## Given instruction
Begin with the line containing "The picture is" and end with the line containing "import plotly.graph_objects as go"; set down that block verbatim and nothing else.

## The input
--------------------------------
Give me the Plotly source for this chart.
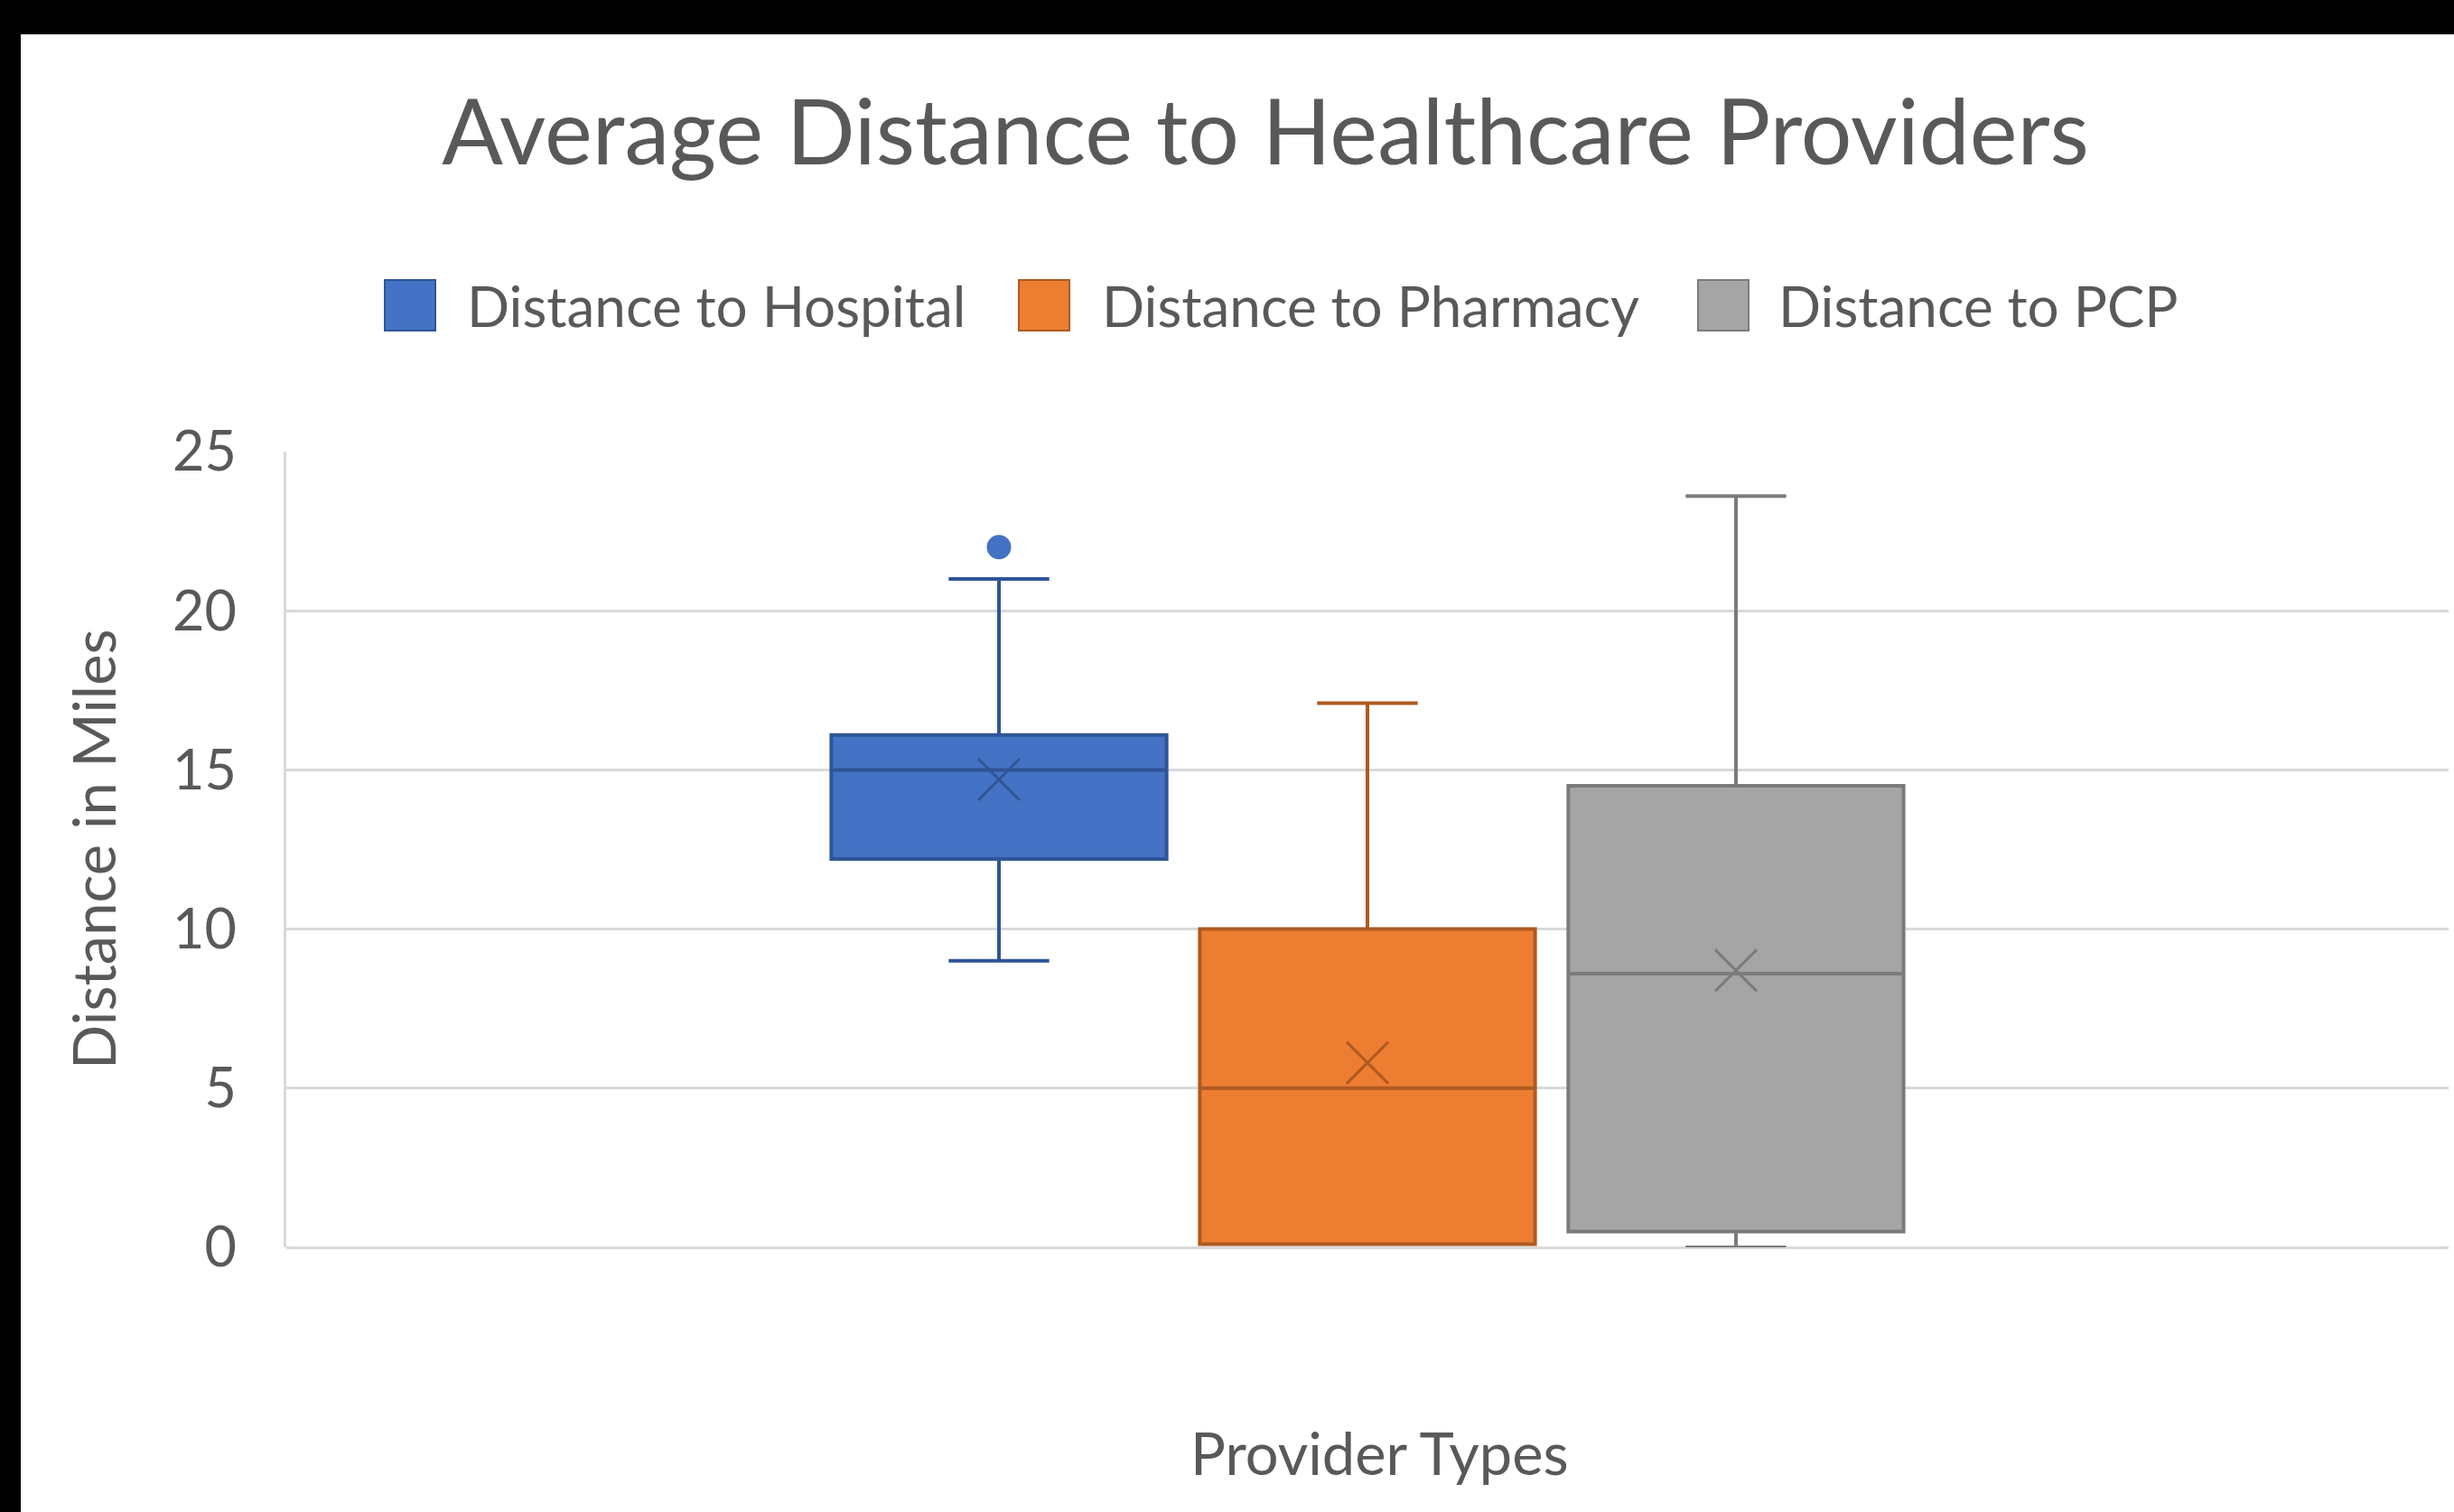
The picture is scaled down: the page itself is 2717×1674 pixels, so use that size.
import plotly.graph_objects as go

# ---- data ----
series = ["Distance to Hospital", "Distance to Pharmacy", "Distance to PCP"]
q1 = [12.2, 0.1, 0.5]
median = [15.0, 5.0, 8.6]
q3 = [16.1, 10.0, 14.5]
lowerfence = [9.0, 0.1, 0.0]
upperfence = [21.0, 17.1, 23.6]
mean = [14.7, 5.8, 8.7]
outliers = [[22.0], [], []]
y_ticks = [0, 5, 10, 15, 20, 25]

fill_colors = ["#4472C4", "#ED7D31", "#A5A5A5"]
line_colors = ["#2F5597", "#AE5A21", "#7B7B7B"]

TITLE = "Average Distance to Healthcare Providers"
Y_TITLE = "Distance in Miles"
X_TITLE = "Provider Types"

# ---- layout geometry (pixels) ----
W, H = 2717, 1674
ML, MR, MT, MB = 317, 6, 500, 293
PW = W - ML - MR
PH = H - MT - MB
PB = H - MB


def px2x(px):
    return (px - ML) / PW


def py2y(py):
    return (PB - py) / PH


FONT = "Lato"
TXT = "#595959"
GRID = "#D9D9D9"

fig = go.Figure()

for i, name in enumerate(series):
    fig.add_trace(go.Box(
        name=name,
        x=[name],
        q1=[q1[i]], median=[median[i]], q3=[q3[i]],
        lowerfence=[lowerfence[i]], upperfence=[upperfence[i]],
        boxpoints=False,
        width=0.91,
        whiskerwidth=0.30,
        fillcolor=fill_colors[i],
        line=dict(color=line_colors[i], width=4),
        showlegend=False,
        hoverinfo="skip",
    ))
    # mean marker (X)
    fig.add_trace(go.Scatter(
        x=[name], y=[mean[i]], mode="markers",
        marker=dict(symbol="x-thin", size=46,
                    line=dict(color=line_colors[i], width=3)),
        showlegend=False, hoverinfo="skip",
    ))
    if outliers[i]:
        fig.add_trace(go.Scatter(
            x=[name] * len(outliers[i]), y=outliers[i], mode="markers",
            marker=dict(symbol="circle", size=27, color=fill_colors[i],
                        line=dict(width=0)),
            showlegend=False, hoverinfo="skip",
        ))

shapes = []
annotations = []

# custom legend (large square swatches like the original)
leg_sq_left = [426, 1128, 1880]
leg_txt_left = [515, 1218, 1967]
SQ = 56
LEG_CY = 338
for i, name in enumerate(series):
    shapes.append(dict(
        type="rect", xref="paper", yref="paper",
        x0=px2x(leg_sq_left[i]), x1=px2x(leg_sq_left[i] + SQ),
        y0=py2y(LEG_CY - SQ / 2), y1=py2y(LEG_CY + SQ / 2),
        fillcolor=fill_colors[i], line=dict(color=line_colors[i], width=2),
        layer="above",
    ))
    annotations.append(dict(
        text=name, xref="paper", yref="paper",
        x=px2x(leg_txt_left[i]), y=py2y(LEG_CY),
        xanchor="left", yanchor="middle", showarrow=False,
        font=dict(family=FONT, size=62, color=TXT),
    ))

# axis titles
annotations.append(dict(
    text=Y_TITLE, xref="paper", yref="paper",
    x=px2x(103), y=py2y(940), textangle=-90,
    xanchor="center", yanchor="middle", showarrow=False,
    font=dict(family=FONT, size=65, color=TXT),
))
annotations.append(dict(
    text=X_TITLE, xref="paper", yref="paper",
    x=px2x(1527), y=py2y(1608),
    xanchor="center", yanchor="middle", showarrow=False,
    font=dict(family=FONT, size=65, color=TXT),
))

# black screenshot borders
shapes.append(dict(type="rect", xref="paper", yref="paper",
                   x0=px2x(0), x1=px2x(W), y0=py2y(0), y1=py2y(38),
                   fillcolor="black", line=dict(width=0), layer="above"))
shapes.append(dict(type="rect", xref="paper", yref="paper",
                   x0=px2x(0), x1=px2x(23), y0=py2y(0), y1=py2y(H),
                   fillcolor="black", line=dict(width=0), layer="above"))

fig.update_layout(
    width=W, height=H,
    margin=dict(l=ML, r=MR, t=MT, b=MB, autoexpand=False),
    paper_bgcolor="white",
    plot_bgcolor="white",
    boxmode="overlay",
    title=dict(text=TITLE, x=1401 / W, y=1 - 147 / H,
               xanchor="center", yanchor="middle",
               font=dict(family=FONT, size=100, color=TXT)),
    shapes=shapes,
    annotations=annotations,
    showlegend=False,
    xaxis=dict(type="category", categoryorder="array", categoryarray=series,
               range=[-1.934, 3.934], showticklabels=False,
               showgrid=False, zeroline=False, showline=False, ticks=""),
    yaxis=dict(range=[0, 25], tickvals=y_ticks,
               tickfont=dict(family=FONT, size=61, color=TXT),
               showgrid=True, gridcolor=GRID, gridwidth=3,
               zeroline=True, zerolinecolor=GRID, zerolinewidth=3,
               showline=True, linecolor=GRID, linewidth=3,
               ticks="", ticklabelstandoff=40),
)

fig.write_html(
    "out.html",
    config={"displayModeBar": False},
    post_script="document.body.style.margin='0';document.body.style.overflow='hidden';",
)
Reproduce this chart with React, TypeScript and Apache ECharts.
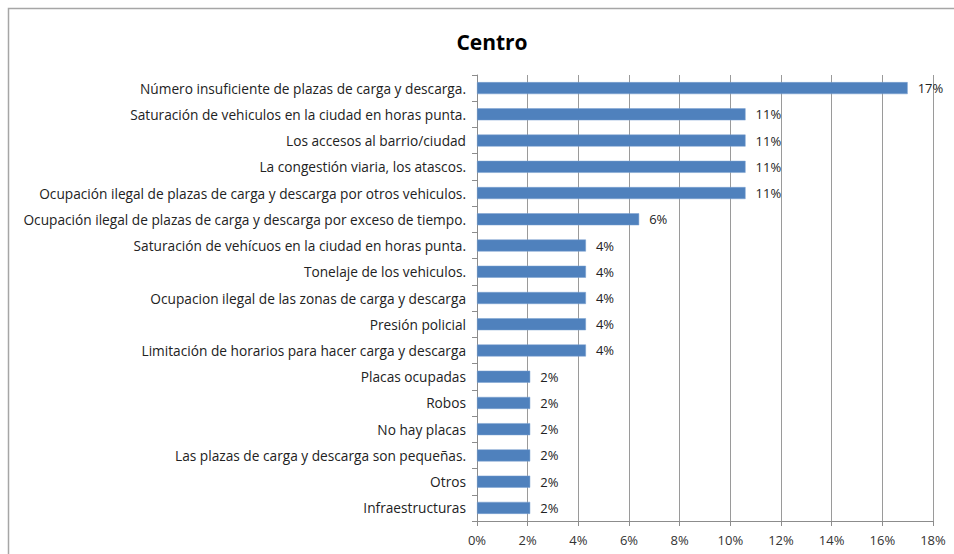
import React, { useEffect, useRef } from "react";
import * as echarts from "echarts";

const categories: string[] = [
  "Número insuficiente de plazas de carga y descarga.",
  "Saturación de vehiculos en la ciudad en horas punta.",
  "Los accesos al barrio/ciudad",
  "La congestión viaria, los atascos.",
  "Ocupación ilegal de plazas de carga y descarga por otros vehiculos.",
  "Ocupación ilegal de plazas de carga y descarga por exceso de tiempo.",
  "Saturación de vehícuos en la ciudad en horas punta.",
  "Tonelaje de los vehiculos.",
  "Ocupacion ilegal de las zonas de carga y descarga",
  "Presión policial",
  "Limitación de horarios para hacer carga y descarga",
  "Placas ocupadas",
  "Robos",
  "No hay placas",
  "Las plazas de carga y descarga son pequeñas.",
  "Otros",
  "Infraestructuras",
];

const values: number[] = [
  17.0, 10.6, 10.6, 10.6, 10.6, 6.4, 4.3, 4.3, 4.3, 4.3, 4.3, 2.1, 2.1, 2.1, 2.1, 2.1, 2.1,
];

const title = "Centro";

export default function App() {
  const ref = useRef<HTMLDivElement>(null);
  useEffect(() => {
    if (!ref.current) return;
    const chart = echarts.init(ref.current, undefined, { renderer: "svg" });
    const font = "'Open Sans', 'Liberation Sans', sans-serif";
    chart.setOption({
      animation: false,
      backgroundColor: "#ffffff",
      title: {
        text: title,
        left: 487,
        top: 26,
        textAlign: "center",
        textStyle: { fontFamily: font, fontSize: 21, fontWeight: "bold", color: "#000" },
      },
      graphic: [
        {
          type: "rect",
          shape: { x: 8.5, y: 8.5, width: 980, height: 600 },
          style: { fill: "none", stroke: "#a6a6a6", lineWidth: 1.5 },
          silent: true,
        },
      ],
      grid: { left: 477, right: 21, top: 75, bottom: 33, containLabel: false },
      xAxis: {
        type: "value",
        min: 0,
        max: 18,
        interval: 2,
        axisLine: { show: true, lineStyle: { color: "#8c8c8c", width: 1 } },
        axisTick: { show: true, length: 5, lineStyle: { color: "#8c8c8c" } },
        splitLine: { show: true, lineStyle: { color: "#9a9a9a", width: 1 } },
        axisLabel: {
          formatter: "{value}%",
          fontFamily: font,
          fontSize: 13,
          color: "#333",
          margin: 12,
        },
      },
      yAxis: {
        type: "category",
        data: categories,
        inverse: true,
        axisLine: { show: true, lineStyle: { color: "#8c8c8c", width: 1 } },
        axisTick: { show: true, length: 5, lineStyle: { color: "#8c8c8c" } },
        axisLabel: { fontFamily: font, fontSize: 13.7, color: "#222", margin: 11 },
      },
      series: [
        {
          type: "bar",
          data: values,
          barWidth: 12,
          itemStyle: { color: "#4f81bd", borderColor: "#7aa0d0", borderWidth: 0.5 },
          label: {
            show: true,
            position: "right",
            distance: 10,
            fontFamily: font,
            fontSize: 13,
            color: "#222",
            formatter: (p: any) => Math.round(p.value) + "%",
          },
        },
      ],
    });
    return () => chart.dispose();
  }, []);
  return (
    <div
      ref={ref}
      style={{ position: "fixed", left: 0, top: 0, width: 954, height: 554 }}
    />
  );
}
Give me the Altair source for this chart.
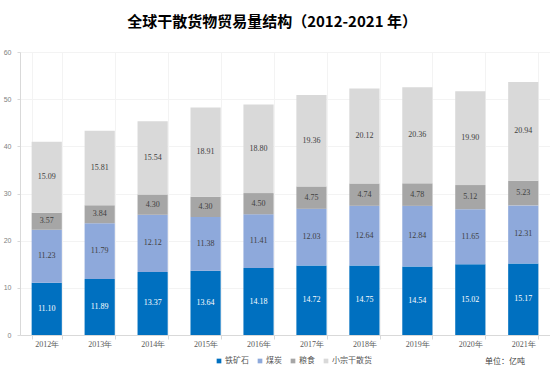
import altair as alt
import pandas as pd

years = ["2012年", "2013年", "2014年", "2015年", "2016年", "2017年", "2018年", "2019年", "2020年", "2021年"]
categories = ["铁矿石", "煤炭", "粮食", "小宗干散货"]
iron_ore = [11.10, 11.89, 13.37, 13.64, 14.18, 14.72, 14.75, 14.54, 15.02, 15.17]
coal = [11.23, 11.79, 12.12, 11.38, 11.41, 12.03, 12.64, 12.84, 11.65, 12.31]
grain = [3.57, 3.84, 4.30, 4.30, 4.50, 4.75, 4.74, 4.78, 5.12, 5.23]
minor = [15.09, 15.81, 15.54, 18.91, 18.80, 19.36, 20.12, 20.36, 19.90, 20.94]
colors = ["#0070C0", "#8EA9DB", "#A6A6A6", "#D9D9D9"]
label_colors = ["#FFFFFF", "#404040", "#404040", "#404040"]

rows = []
for series_idx, (name, vals) in enumerate(zip(categories, [iron_ore, coal, grain, minor])):
    for y, v in zip(years, vals):
        rows.append({"year": y, "cat": name, "value": v, "order": series_idx,
                     "label": f"{v:.2f}"})
df = pd.DataFrame(rows)

base = alt.Chart(df).transform_stack(
    stack="value", groupby=["year"], sort=[alt.SortField("order")], as_=["y0", "y1"]
).transform_calculate(mid="(datum.y0 + datum.y1) / 2")

x_enc = alt.X("year:N", sort=years, title=None,
              scale=alt.Scale(paddingInner=0.43, paddingOuter=0.22),
              axis=alt.Axis(labelAngle=0, labelFont="Liberation Serif", labelFontSize=8,
                            labelColor="#595959", domainColor="#D9D9D9", tickColor="#D9D9D9",
                            tickBand="extent", tickSize=4, grid=True, gridColor="#F3F3F3",
                            labelPadding=1))

bars = base.mark_bar().encode(
    x=x_enc,
    y=alt.Y("y0:Q", title=None,
            scale=alt.Scale(domain=[0, 60]),
            axis=alt.Axis(values=[0, 10, 20, 30, 40, 50, 60], labelFont="Liberation Sans",
                          labelFontSize=7, labelColor="#7F7F7F", domainColor="#D9D9D9",
                          tickColor="#D9D9D9", tickSize=3, grid=True, gridColor="#F3F3F3",
                          labelPadding=6)),
    y2="y1:Q",
    color=alt.Color("cat:N", sort=categories,
                    scale=alt.Scale(domain=categories, range=colors),
                    legend=alt.Legend(title=None, orient="none", direction="horizontal",
                                      legendX=195, legendY=305, symbolType="square",
                                      symbolSize=22, symbolStrokeWidth=0, labelFontSize=8,
                                      labelColor="#595959", labelFont="Noto Sans CJK SC",
                                      columnPadding=7, labelOffset=2)),
)

labels = base.mark_text(font="Liberation Serif", fontSize=8).encode(
    x=alt.X("year:N", sort=years),
    y=alt.Y("mid:Q"),
    text="label:N",
    color=alt.Color("cat:N", sort=categories,
                    scale=alt.Scale(domain=categories, range=label_colors), legend=None),
)

unit = alt.Chart(pd.DataFrame({"t": ["单位：亿吨"]})).mark_text(
    font="Noto Sans CJK SC", fontSize=8, color="#404040", align="left"
).encode(x=alt.value(465), y=alt.value(310), text="t:N")

chart = alt.layer(bars, labels, unit).resolve_scale(color="independent").properties(
    width=530, height=283,
    padding={"left": 20, "top": 52, "right": 0, "bottom": 40},
    autosize=alt.AutoSizeParams(type="none"),
    title=alt.TitleParams("全球干散货物贸易量结构（2012-2021 年）", font="Noto Sans CJK SC",
                          fontSize=15, fontWeight="bold", color="#000000", dx=-13, offset=18),
).configure_view(stroke=None)

chart.save("out.html", embed_options={"renderer": "svg", "actions": False})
--------------------------------
## Result of the exercise
The picture is scaled down: the page itself is 2717×1674 pixels, so use that size.
import plotly.graph_objects as go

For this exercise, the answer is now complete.